I don’t remember why I needed to go into the bank that day, as I am a devoted user of the drive-up ATM. I haven’t actually talked to a bank teller in years. But on that weekday afternoon I decided I needed to enter the bank, so I pulled my car over to a curbside parking place that was available a few feet from the entrance. This particular bank is on a busy street, a short distance from a busy intersection. It is also directly across from a high school, and there were plenty of idle teens in the area, just waiting for someone to ridicule.

Why didn’t I use the drive-up ATM? Why didn’t I park in the lot? Why was I driving a manual transmission car? Why did I neglect to engage the handbrake? For that matter, why did I leave the house at all that day? I still don’t have the answers to these questions. I turned off the engine, opened the car door, and stepped out into the busy street. I didn’t realize that this busy street was slightly inclined until I was half out of the car and felt the open door knock me over as the car rolled back. I landed face first in the street, facing the oncoming traffic.

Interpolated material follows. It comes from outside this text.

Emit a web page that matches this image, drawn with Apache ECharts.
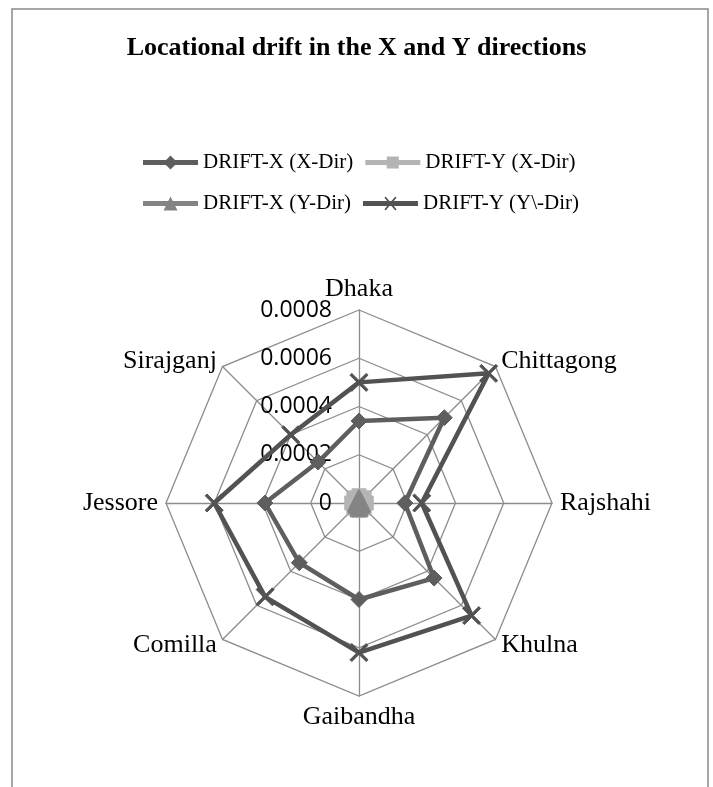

My mishap had all the earmarks of a desperate act: the visibility, the misuse of technology, the absence of warning. If I’d succeeded in running myself over I would surely have become one of those shocking but irrelevant headlines on CNN.com like “Bride Impales Herself on Wedding Day” or “Tot Has Flesh-Eating Bacteria.” “Woman Sues Self for Hit and Run Injuries” might now be my legacy, instead of “Stupid Acts, Part 1,” but luckily I didn’t succeed. The one far-reaching decision I had made that day was my choice of shoes.

Black suede Nine West loafers, size 10. As I was knocked over, my left loafer came off and lodged itself under the front driver’s side tire, stopping the car. Charlie Chaplin could not have choreographed it better. In the split second it took to realize that my biggest worry was going to be abject mortification, I jumped up from the pavement, grabbed the life-saving shoe, got back into the car and tore off before anyone could get a good look at my face. I think I overshot my house by a half-mile, so intent was I on distancing myself from this pratfall. I may even have waited for nightfall before returning home.

I went on to wear the Nine West loafers–with much gratitude–for many months after. In time I learned to entertain people at luncheons and meetings with an account of my mishap. But I didn’t return to that bank branch for a good couple of years, and only when I was no longer driving the same car.